Under intense psychological pressure from the success of demonstrations in the Arab world, the Iranian government took a precautionary step aimed at outmanoeuvring the opposition by putting the main opposition figures, Mir Hossein Mousavi and Mehdi Karrubi, under house arrest with reports about Mr. Mousavi having gone missing since Tuesday. On the other hand, demonstrators are bracing themselves for a tough battle on Sunday that holds high potentials to turn bloody. This is a new and crucial phase for Iranian demonstrators as their slogans suggest they have hardened their position with toppling of the theocracy as their chief objective. Sunday demonstrations have already garnered global support of the Iranian diaspora who will be holding similar demonstrations as a show of solidarity with those in Iran.
All these developments are certain to force the U.S., Europe, Russia, and China to recalculate their geopolitical and geo-energy equations; a toll order as many issues remain unresolved and uncertain particularly in the event of more regime ousters. A new strategic landscape is being shaped in the Middle East and Iranian demonstrators on Sunday will have a direct hand in drawing that new landscape. A troubling question on everyone’s mind, however, is the severity of the crackdown to come by the Iranian security forces.
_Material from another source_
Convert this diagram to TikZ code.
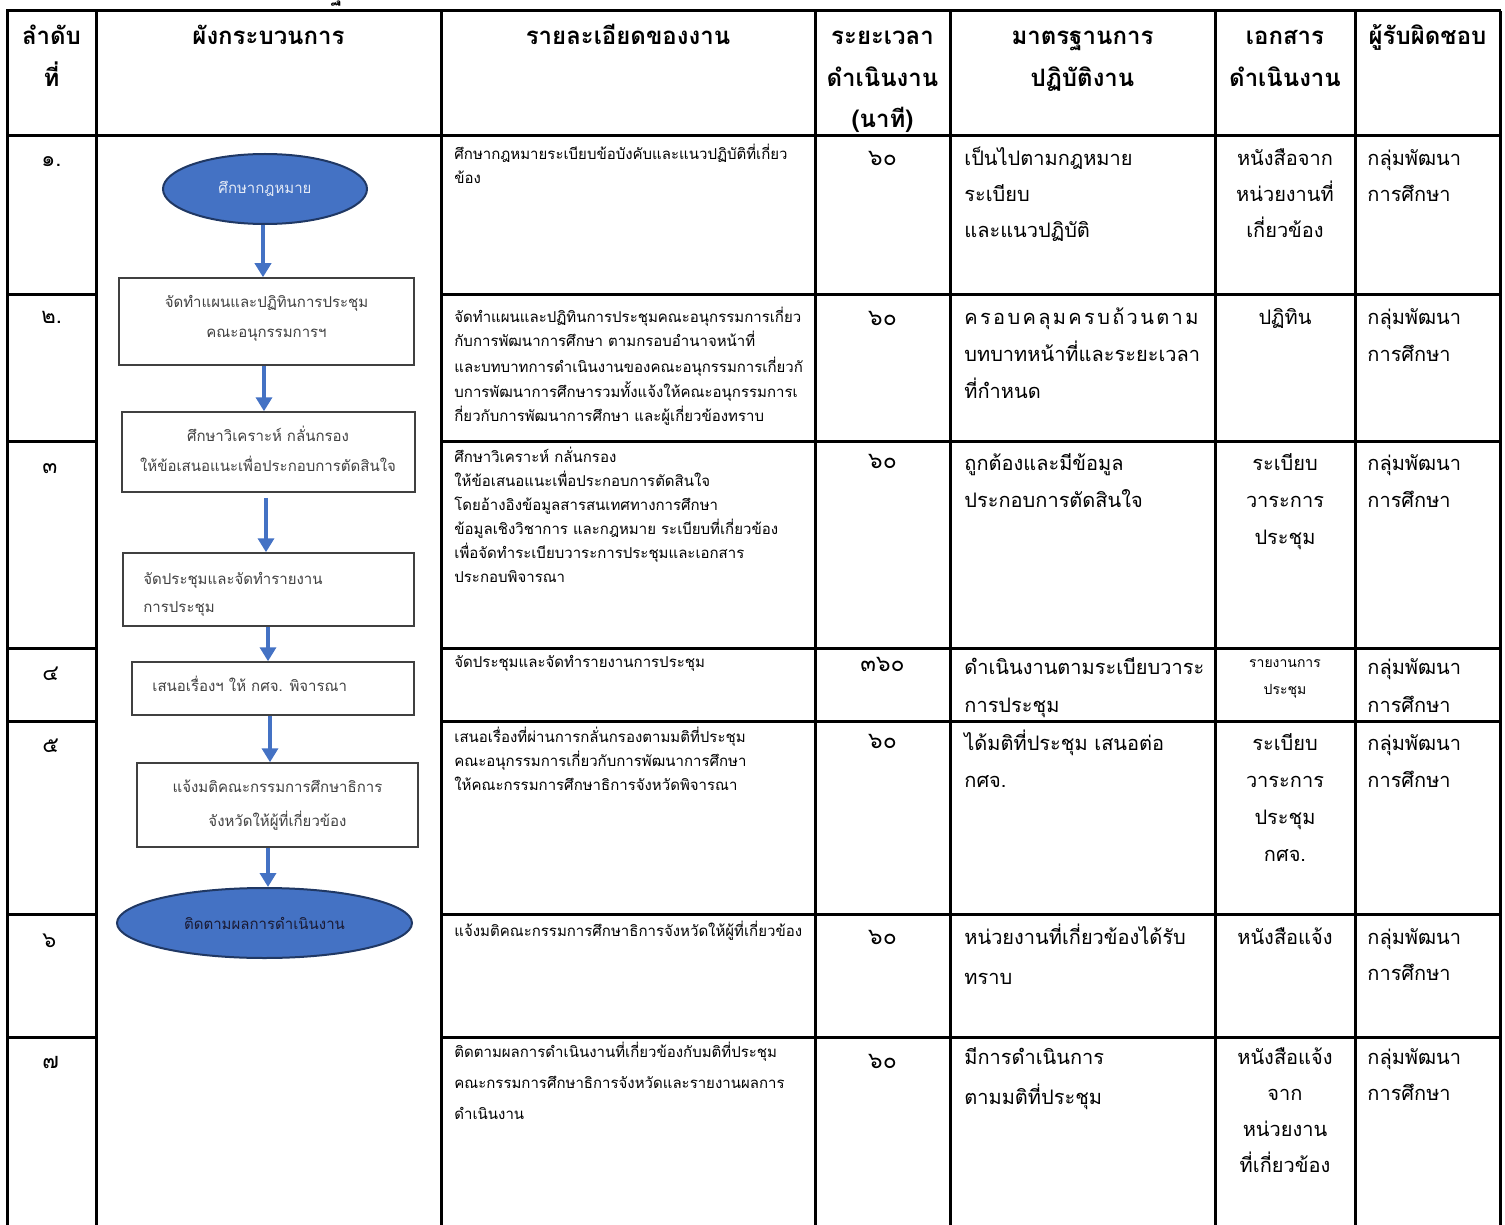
\documentclass[tikz,border=0pt]{standalone}
\usepackage{fontspec}
\setmainfont{Loma}[Script=Thai]
\usetikzlibrary{arrows.meta,shapes.geometric}
\definecolor{flowblue}{HTML}{4472C4}
\definecolor{ellnavy}{HTML}{203864}
\definecolor{boxgray}{HTML}{404040}
\definecolor{lighttxt}{HTML}{E4EAF6}
\definecolor{darktxt}{HTML}{1A1A33}
\newcommand\txtlines[6]{\foreach \t [count=\i] in {#6}{\node[#2] (#1-\i) at (#3,{#4+(\i-1)*(#5)}) {\t};}}
\tikzset{
  tbl/.style={line width=1.5pt, black},
  hd/.style={font=\bfseries\fontsize{12}{14}\selectfont, anchor=base, inner sep=0},
  bd/.style={font=\fontsize{10}{12}\selectfont, anchor=base west, inner sep=0},
  bdc/.style={bd, anchor=base},
  numtxt/.style={font=\fontsize{11}{13}\selectfont, anchor=base west, inner sep=0},
  timetxt/.style={font=\fontsize{11.5}{13}\selectfont, anchor=base, inner sep=0},
  ds/.style={font=\fontsize{7.5}{9}\selectfont, anchor=base west, inner sep=0},
  dsc/.style={font=\fontsize{7}{9}\selectfont, anchor=base, inner sep=0},
  bt/.style={font=\fontsize{7.5}{9}\selectfont, text=boxgray, anchor=base, inner sep=0},
  btl/.style={bt, anchor=base west},
  flowbox/.style={draw=boxgray, line width=0.75pt, rectangle, inner sep=0},
  term/.style={ellipse, draw=ellnavy, fill=flowblue, line width=1pt, inner sep=0, font=\fontsize{7.5}{9}\selectfont},
  flow/.style={draw=flowblue, line width=2pt, -{Triangle[width=8pt,length=7pt]}},
}
\begin{document}
\begin{tikzpicture}[x=0.5pt,y=-0.5pt]
\useasboundingbox (0,0) rectangle (1505,1225);
% fragment of a text line that lies above the page
\node[font=\bfseries\fontsize{11}{13}\selectfont, anchor=base west, inner sep=0] (frag) at (330,1) {ฐ};
% table grid
\foreach \x in {7,96,441,815,950,1215,1355,1500}{\draw[tbl] (\x,11) -- (\x,1230);}
\draw[tbl] (6.25,11) -- (1500.75,11);
\draw[tbl] (6.25,136) -- (1500.75,136);
\foreach \y in {295,441,648,721,914,1037}{
  \draw[tbl] (6.25,\y) -- (96,\y);
  \draw[tbl] (441,\y) -- (1500.75,\y);
}
% header
\txtlines{h1}{hd}{51.5}{45}{41.5}{ลำดับ,ที่}
\txtlines{h2}{hd}{268.5}{45}{41.5}{ผังกระบวนการ}
\txtlines{h3}{hd}{628}{45}{41.5}{รายละเอียดของงาน}
\txtlines{h4}{hd}{882.5}{45}{41.5}{ระยะเวลา,ดำเนินงาน,{(นาที)}}
\txtlines{h5}{hd}{1082.5}{45}{41.5}{มาตรฐานการ,ปฏิบัติงาน}
\txtlines{h6}{hd}{1285}{45}{41.5}{เอกสาร,ดำเนินงาน}
\txtlines{h7}{hd}{1427.5}{45}{41.5}{ผู้รับผิดชอบ}
% row numbers
\node[numtxt] (n1) at (41,167) {๑.};
\node[numtxt] (n2) at (41,324) {๒.};
\node[numtxt] (n3) at (42,473) {๓};
\node[numtxt] (n4) at (42,680) {๔};
\node[numtxt] (n5) at (42,752) {๕};
\node[numtxt] (n6) at (42,947) {๖};
\node[numtxt] (n7) at (42,1068) {๗};
% description column
\txtlines{d1}{ds}{454}{160}{24}{ศึกษากฎหมายระเบียบข้อบังคับและแนวปฏิบัติที่เกี่ยว,ข้อง}
\txtlines{d2}{ds}{454}{322}{25}{จัดทำแผนและปฏิทินการประชุมคณะอนุกรรมการเกี่ยว,กับการพัฒนาการศึกษา ตามกรอบอำนาจหน้าที่,และบทบาทการดำเนินงานของคณะอนุกรรมการเกี่ยวกั,บการพัฒนาการศึกษารวมทั้งแจ้งให้คณะอนุกรรมการเ,กี่ยวกับการพัฒนาการศึกษา และผู้เกี่ยวข้องทราบ}
\txtlines{d3}{ds}{454}{462}{24}{ศึกษาวิเคราะห์ กลั่นกรอง,ให้ข้อเสนอแนะเพื่อประกอบการตัดสินใจ,โดยอ้างอิงข้อมูลสารสนเทศทางการศึกษา,ข้อมูลเชิงวิชาการ และกฎหมาย ระเบียบที่เกี่ยวข้อง,เพื่อจัดทำระเบียบวาระการประชุมและเอกสาร,ประกอบพิจารณา}
\txtlines{d4}{ds}{454}{667}{24}{จัดประชุมและจัดทำรายงานการประชุม}
\txtlines{d5}{ds}{454}{742}{24}{เสนอเรื่องที่ผ่านการกลั่นกรองตามมติที่ประชุม,คณะอนุกรรมการเกี่ยวกับการพัฒนาการศึกษา,ให้คณะกรรมการศึกษาธิการจังหวัดพิจารณา}
\txtlines{d6}{ds}{454}{936}{24}{แจ้งมติคณะกรรมการศึกษาธิการจังหวัดให้ผู้ที่เกี่ยวข้อง}
\txtlines{d7}{ds}{454}{1057}{31}{ติดตามผลการดำเนินงานที่เกี่ยวข้องกับมติที่ประชุม,คณะกรรมการศึกษาธิการจังหวัดและรายงานผลการ,ดำเนินงาน}
% time column
\node[timetxt] (t1) at (882.5,166) {๖๐};
\node[timetxt] (t2) at (882.5,326) {๖๐};
\node[timetxt] (t3) at (882.5,468) {๖๐};
\node[timetxt] (t4) at (882.5,671) {๓๖๐};
\node[timetxt] (t5) at (882.5,748) {๖๐};
\node[timetxt] (t6) at (882.5,944) {๖๐};
\node[timetxt] (t7) at (882.5,1068) {๖๐};
% standard column
\txtlines{s1}{bd}{964}{166}{36}{เป็นไปตามกฎหมาย,ระเบียบ,และแนวปฏิบัติ}
\node[bd] (s2-1) at (964,325) {\hbox to 117pt{ค\hfil ร\hfil อ\hfil บ\hfil ค\hfil ลุ\hfil ม\hfil ค\hfil ร\hfil บ\hfil ถ้\hfil ว\hfil น\hfil ต\hfil า\hfil ม}};
\node[bd] (s2-2) at (964,362) {บทบาทหน้าที่และระยะเวลา};
\node[bd] (s2-3) at (964,399) {ที่กำหนด};
\txtlines{s3}{bd}{964}{470}{37}{ถูกต้องและมีข้อมูล,ประกอบการตัดสินใจ}
\txtlines{s4}{bd}{964}{674}{38}{ดำเนินงานตามระเบียบวาระ,การประชุม}
\txtlines{s5}{bd}{964}{750}{37}{ได้มติที่ประชุม เสนอต่อ,กศจ.}
\txtlines{s6}{bd}{964}{944}{40}{หน่วยงานที่เกี่ยวข้องได้รับ,ทราบ}
\txtlines{s7}{bd}{964}{1064}{40}{มีการดำเนินการ,ตามมติที่ประชุม}
% documents column
\txtlines{o1}{bdc}{1285}{166}{36}{หนังสือจาก,หน่วยงานที่,เกี่ยวข้อง}
\txtlines{o2}{bdc}{1285}{325}{36}{ปฏิทิน}
\txtlines{o3}{bdc}{1285}{470}{37}{ระเบียบ,วาระการ,ประชุม}
\txtlines{o4}{dsc}{1285}{667}{27}{รายงานการ,ประชุม}
\txtlines{o5}{bdc}{1285}{750}{37}{ระเบียบ,วาระการ,ประชุม,กศจ.}
\txtlines{o6}{bdc}{1285}{944}{36}{หนังสือแจ้ง}
\txtlines{o7}{bdc}{1285}{1064}{36}{หนังสือแจ้ง,จาก,หน่วยงาน,ที่เกี่ยวข้อง}
% responsible column
\txtlines{p1}{bd}{1367}{166}{36}{กลุ่มพัฒนา,การศึกษา}
\txtlines{p2}{bd}{1367}{325}{37}{กลุ่มพัฒนา,การศึกษา}
\txtlines{p3}{bd}{1367}{470}{37}{กลุ่มพัฒนา,การศึกษา}
\txtlines{p4}{bd}{1367}{674}{38}{กลุ่มพัฒนา,การศึกษา}
\txtlines{p5}{bd}{1367}{750}{37}{กลุ่มพัฒนา,การศึกษา}
\txtlines{p6}{bd}{1367}{944}{36}{กลุ่มพัฒนา,การศึกษา}
\txtlines{p7}{bd}{1367}{1064}{36}{กลุ่มพัฒนา,การศึกษา}
% flowchart
\node[term, minimum width=102pt, minimum height=35pt, text=lighttxt] (e1) at (265,189) {ศึกษากฎหมาย};
\node[flowbox, minimum width=147.5pt, minimum height=43.5pt] (b2) at (266.5,321.5) {};
\node[flowbox, minimum width=146.5pt, minimum height=40pt] (b3) at (268.5,452) {};
\node[flowbox, minimum width=145.5pt, minimum height=36.5pt] (b4) at (268.5,589.5) {};
\node[flowbox, minimum width=141pt, minimum height=26.5pt] (b5) at (273,688.5) {};
\node[flowbox, minimum width=140.5pt, minimum height=42pt] (b6) at (277.5,805) {};
\node[term, minimum width=147.5pt, minimum height=35pt, text=darktxt] (e2) at (264.5,923) {ติดตามผลการดำเนินงาน};
\txtlines{b2t}{bt}{266.5}{307}{30}{จัดทำแผนและปฏิทินการประชุม,คณะอนุกรรมการฯ}
\txtlines{b3t}{bt}{268}{441}{30}{ศึกษาวิเคราะห์ กลั่นกรอง,ให้ข้อเสนอแนะเพื่อประกอบการตัดสินใจ}
\txtlines{b4t}{btl}{143}{584}{28}{จัดประชุมและจัดทำรายงาน,การประชุม}
\txtlines{b5t}{btl}{152}{691}{28}{เสนอเรื่องฯ ให้ กศจ. พิจารณา}
\txtlines{b6t}{bt}{277.5}{792}{34}{แจ้งมติคณะกรรมการศึกษาธิการ,จังหวัดให้ผู้ที่เกี่ยวข้อง}
% arrows
\coordinate (ax1) at (263,0);
\coordinate (ax2) at (264,0);
\coordinate (ax3) at (266,0);
\coordinate (ax4) at (268,0);
\coordinate (ax5) at (270,0);
\coordinate (ax6) at (268,0);
\draw[flow] (e1.south -| ax1) -- (b2.north -| ax1);
\draw[flow] (b2.south -| ax2) -- (b3.north -| ax2);
\draw[flow, shorten <=2.5pt] (b3.south -| ax3) -- (b4.north -| ax3);
\draw[flow] (b4.south -| ax4) -- (b5.north -| ax4);
\draw[flow] (b5.south -| ax5) -- (b6.north -| ax5);
\draw[flow] (b6.south -| ax6) -- (e2.north -| ax6);
\end{tikzpicture}
\end{document}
A harsh and perhaps bloody treatment of protesters could turn the unrest into a full-fledged revolt and worsen the crisis in the entire region.
As the current crisis in the Middle East was in its brewing stage, the administration of Ahmadinejad had hoped to stabilize the Iranian economy and set the stage for what it termed as “a new era of prosperity for the Iranian economy”. The whole spin on the “economic prosperity” was built on the elimination of government subsidies, hoping to set the economic stage for large-scale and much-needed foreign investment in Iran and with a hope for subsequent political stability. The supposed “new era” has yet to arrive.
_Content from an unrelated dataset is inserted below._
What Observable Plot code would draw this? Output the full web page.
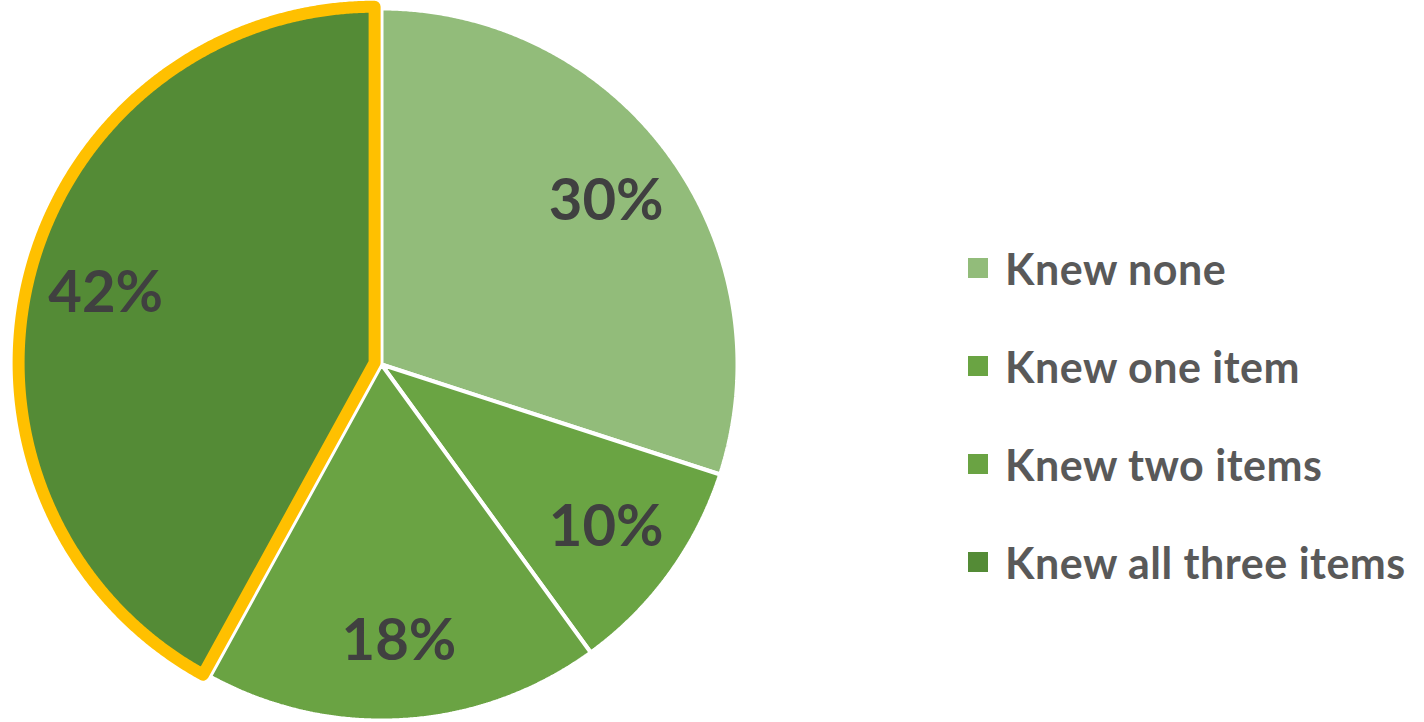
<!DOCTYPE html>
<html>
<head>
<meta charset="utf-8">
<script src="https://cdn.jsdelivr.net/npm/d3@7"></script>
<script src="https://cdn.jsdelivr.net/npm/@observablehq/plot@0.6"></script>
<style>
  html, body { margin: 0; padding: 0; background: #ffffff; }
  #wrap { position: relative; width: 1424px; height: 722px; overflow: hidden; }
  #chart { position: absolute; left: 0; top: 0; }
  #legend { position: absolute; left: 968px; top: 219px; font-family: Lato, "Open Sans", sans-serif; font-weight: 700; font-size: 43px; letter-spacing: 0.5px; color: #595959; }
  .row { display: flex; align-items: center; height: 98px; white-space: nowrap; }
  .sw { width: 20px; height: 20px; margin-right: 17px; flex: none; }
</style>
</head>
<body>
<div id="wrap">
  <div id="chart"></div>
  <div id="legend"></div>
</div>
<script>
// ---- data ----
const categories = ["Knew none", "Knew one item", "Knew two items", "Knew all three items"];
const values = [30, 10, 18, 42];
const labels = ["30%", "10%", "18%", "42%"];
const colors = ["#92BC7A", "#6AA443", "#6AA343", "#548B36"];
const highlighted = "Knew all three items";

// ---- geometry (derived from values) ----
const arcs = d3.pie().sort(null).value(d => d)(values);
const explode = 0.02;      // in radius units
const labelR = 0.78;
const polys = [];
const labelData = [];
arcs.forEach((a, i) => {
  const cat = categories[i];
  const mid = (a.startAngle + a.endAngle) / 2;
  const off = cat === highlighted ? explode : 0;
  const ox = off * Math.sin(mid), oy = off * Math.cos(mid);
  const pts = [];
  pts.push({cat, x: ox, y: oy});
  const n = Math.max(4, Math.ceil((a.endAngle - a.startAngle) / 0.005));
  for (let k = 0; k <= n; k++) {
    const t = a.startAngle + (a.endAngle - a.startAngle) * k / n;
    pts.push({cat, x: ox + Math.sin(t), y: oy + Math.cos(t)});
  }
  pts.push({cat, x: ox, y: oy});
  pts.push({cat, x: ox + Math.sin(a.startAngle), y: oy + Math.cos(a.startAngle)});
  polys.push({cat, pts});
  labelData.push({text: labels[i], x: ox + labelR * Math.sin(mid), y: oy + labelR * Math.cos(mid)});
});

const normalPts = polys.filter(p => p.cat !== highlighted).flatMap(p => p.pts);
const hiPts = polys.filter(p => p.cat === highlighted).flatMap(p => p.pts);

const chart = Plot.plot({
  width: 1424,
  height: 722,
  margin: 0,
  style: {background: "transparent", overflow: "visible"},
  x: {type: "linear", domain: [-1, 1], range: [25, 737], axis: null},
  y: {type: "linear", domain: [-1, 1], range: [720, 8], axis: null},
  color: {domain: categories, range: colors},
  marks: [
    Plot.line(normalPts, {x: "x", y: "y", z: "cat", fill: "cat", stroke: "#ffffff", strokeWidth: 4, strokeLinejoin: "miter", curve: "linear"}),
    Plot.line(hiPts, {x: "x", y: "y", z: "cat", fill: "cat", stroke: "#FFC000", strokeWidth: 12, strokeLinejoin: "round", curve: "linear"}),
    Plot.text(labelData, {x: "x", y: "y", text: "text", fill: "#404040", fontSize: 58, fontWeight: "bold", fontFamily: "Lato, 'Open Sans', sans-serif", textAnchor: "middle", lineAnchor: "middle"})
  ]
});
document.getElementById("chart").appendChild(chart);

// ---- legend ----
const legend = document.getElementById("legend");
categories.forEach((c, i) => {
  const row = document.createElement("div");
  row.className = "row";
  const sw = document.createElement("div");
  sw.className = "sw";
  sw.style.background = colors[i];
  const tx = document.createElement("span");
  tx.textContent = c;
  row.appendChild(sw);
  row.appendChild(tx);
  legend.appendChild(row);
});
</script>
</body>
</html>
Geopolitically, Ahmadinejad had also hoped to present himself as a bold reformer capable of executing on grand economic and political visions in a key global energy corridor that has been mired in economic stagnation, high youth unemployment and mostly run by U.S. allies. But a new reality is setting in the Middle East with eye-catching results that can only be viewed by the Islamic Republic leadership as their ultimate nightmare. Suffering from a profound ideological bankruptcy that has shaken the very foundations upon which the Islamic Repubic was founded, the Ahmadinejad administration has tried to present a new discourse centered on Persian nationalism distant from the Islamic ideology. The new nationalist narrative has failed to catch the imagination of Iran’s mostly young and restive population.
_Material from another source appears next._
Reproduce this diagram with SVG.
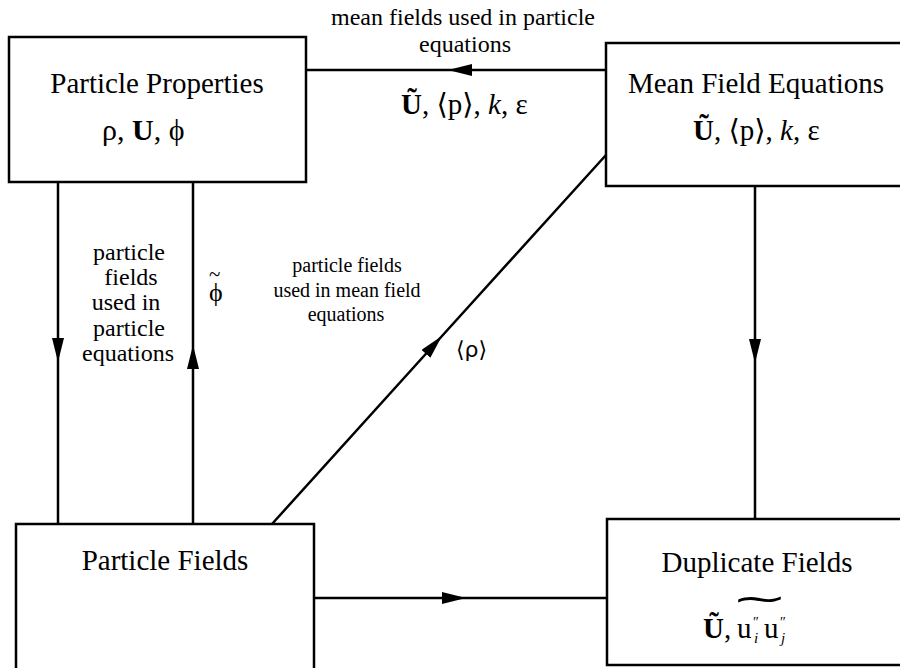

February 20 carries another significance that is mostly psychological. With a glorious historical past engrained in their national psyche, Iranians see their present declining fortunes as the result of a religious dictatorship that has tarnished not only their image on world stage, but also hurt their long-perceived sense of superiority in their region. They also see the continuing success of pro-democracy protesters in the Arab world as a push for their own path to democratic rule. Hence the great psychological impetus for the defeat of their theocratic rulers.
As Iranians dig in their positions on the streets of Iran, the clerics undoubtedly ponder their best move and what appears to be the increasingly uncertain fate of their “god-given” rule. The more the battle lines appear blurred for both sides, the more the likelihood of an intense uprising.